If you’re staring at a stack of mail from the servicer and trying to figure out whether to sell, pay off, or walk away, that’s exactly what our free consultation is for. We can run the numbers with you, connect you with a Texas appraiser, and help you map out a timeline that protects the estate. Reach out here and we’ll respond within one business day.
What If Heirs Do Nothing?
If you ignore the servicer’s letters and let the 6-month window close without action, the lender will start foreclosure. In Texas, non-judicial foreclosure on a HECM can move within a few months.
Foreclosure does not create personal liability for heirs on a HECM — the non-recourse protection still applies. But you lose any equity in the home, any chance to keep it, and any control over the timing.
If the home has substantial equity, foreclosure is almost always the worst outcome. A simple sale or payoff captures that equity for the family.
Reverse Mortgages and Texas Probate
A reverse mortgage doesn’t go through probate the way a regular debt would, but the executor still has to deal with it. If the estate is going through probate, the executor should:
- Notify the servicer of the death and provide a death certificate
- Coordinate with the probate attorney on which option makes sense
- Get authority to sell the home (Letters Testamentary or a muniment of title order) if a sale is the plan
For more on executor responsibilities, see executor duties in Texas. If the estate qualifies, muniment of title can speed things up.

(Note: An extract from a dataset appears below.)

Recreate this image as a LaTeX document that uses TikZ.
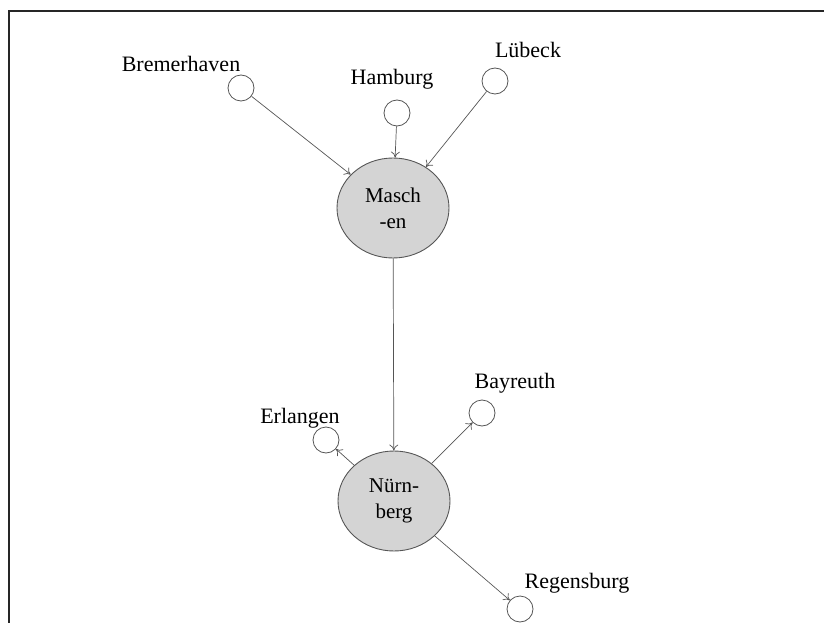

If the property is in the Dallas area, our Dallas County probate guide covers local court timelines and market specifics.
Quick Recap
- A HECM becomes due and payable when the last borrower dies.
- You typically get 6 months, plus up to two 90-day extensions, to sell or pay off.
- Heirs can keep the home by paying 95% of appraised value, even if the loan is higher.
- The loan is non-recourse — the lender cannot pursue other estate assets.
- Doing nothing means foreclosure, but no personal liability under federal law.
- Engagement is everything. Call the servicer, document the conversation, and keep options open.
The 30-day notice from the servicer feels alarming, but Texas heirs have real options and real protections. Acting quickly preserves them.